Binning House: Statement on HRA Proposal
VANCOUVER: The West Coast Modern League is opposed to, and concerned for, the Heritage Revitalization Agreement (HRA) proposed on the B.C. Binning House (a Municipally Designated Heritage Property and National Historic Site). Our concerns are that the proposal aims to develop a site that is already legally protected, that the intervention, in its current form, will significantly undermine key aspects of the property’s heritage value, and that this scenario presents a precedent which could undermine the immutability of heritage protections in the District of West Vancouver.
The West Coast Modern League is generally supportive of Heritage Revitalization Agreements and view this policy as an important and effective mechanism to incentivize the protection of undesignated properties with significant heritage value. We commend the District of West Vancouver on its efforts to offer and enact this policy, to actively explore this mechanism with owners of historically notable sites, and to preserve the rich design history that is unique to this area. It is our position, however, that in this instance the HRA proposal is inappropriate.
This HRA proposal presents an aggressive redevelopment of the property, to subdivide the narrow, comparatively small lot, to construct a larger garage with caretaker suite, and to build a new home on the existing ocean-side terrace. In exchange for these incentives, the proposal offers to rehabilitate the existing house and to entertain an HRA. The Binning House, however, has been subject to heritage protection and legally required maintenance since 1999, namely Heritage Designation Bylaw No. 4157 and Heritage Maintenance Bylaw No. 4187, and has been recognized as a National Historic Site of Canada since 1997. This constraint was commonly known and publicized at the time of purchase, and was reflected in the subsequent market price. The repercussions of opening up an existing heritage property to this level of redevelopment, particularly a site of such stature, sets up a scenario whereby all heritage designated sites could be contested in order to unlock development potential. This could undermine the District’s enforcement of existing and future protections, and further threaten an already insecure heritage stock.
Both regionally and nationally, the Binning House is revered in artistic, architectural, and heritage circles.
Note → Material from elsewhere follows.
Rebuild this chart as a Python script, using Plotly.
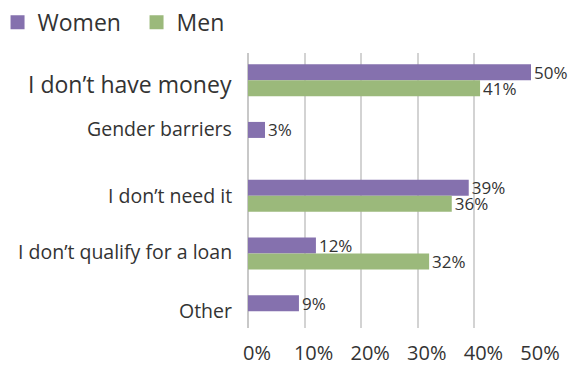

Designed by B.C. Binning, with consulting architects C.E. Ned Pratt and R.A.D. Berwick, the house and property stand as a testament to Binning’s artistic influence, and to his pivotal role in the emergence of a regional architectural expression of modernism on Canada’s west coast (i.e. West Coast Modernism). Beyond being a cultural hub in the artistic and architectural communities, the Binning House stands as Canada’s first modern residence. It is a pioneering example of the characteristics that have come to define West Coast Modernism and the design principles which have since permeated city building efforts across the region.
Chief among these characteristics, and significant to its heritage value, is the connection between architecture and landscape. As cited in both the District’s and Parks Canada’s Statements of Significance, “the building’s stepped plan follows the slope of the land and the use of large windows, wide terraces and overhanging trellises have the effect of extending the architecture out into the landscape and breaking down the barriers between interior and exterior space.” While we acknowledge the intention to rehabilitate the house and terraced garden from Mathers Crescent, as proposed, the application also seeks to significantly alter the ocean terrace and landscaping–one of the primary relationships between the interior and exterior space. Standard 1 of Parks Canada Standards and Guidelines for the Conservation of Historic Places in Canada asserts “to conserve the heritage value of an historic place…do not remove, replace or substantially alter its intact or repairable character-defining elements.” The resulting pressures of subdividing and densely developing this relatively small lot acts to significantly isolate the house from its landscape. We question how sensitive the intervention is to this character-defining element.
For its artistic, architectural, and cultural impact, the Binning House holds a significant place in our shared history. The house and property, under the original auspices of Jesse Binning who acted to preserve the house and surrounding grounds, is legally protected, required to undergo regular maintenance, and is a nationally celebrated historic site. The HRA policy was developed with the intent of offering densification in exchange for heritage protection. In this case, the proposal aims to extensively redevelop a lot that is, in contrast to neighbouring parcels, modest, and this increase in development will have an irreparable impact on key character-defining elements of a legally protected property.
If the District demonstrates that it is amenable to revisiting existing heritage sites with a view towards development, while ignoring the very essence of the particular heritage value, these legal protections are thus rendered ineffective, setting a precedent which could further endanger the District’s existing and future heritage stock. We urge the District to uphold the existing legal protections and work with the owner to seek a more appropriate solution.
Steve Gairns (Chair), Adele Weder, Chelsea Louise Grant, Geoffrey Massey, Jeanette Langmann, John Patkau, Kim Smith, Wendi Campbell.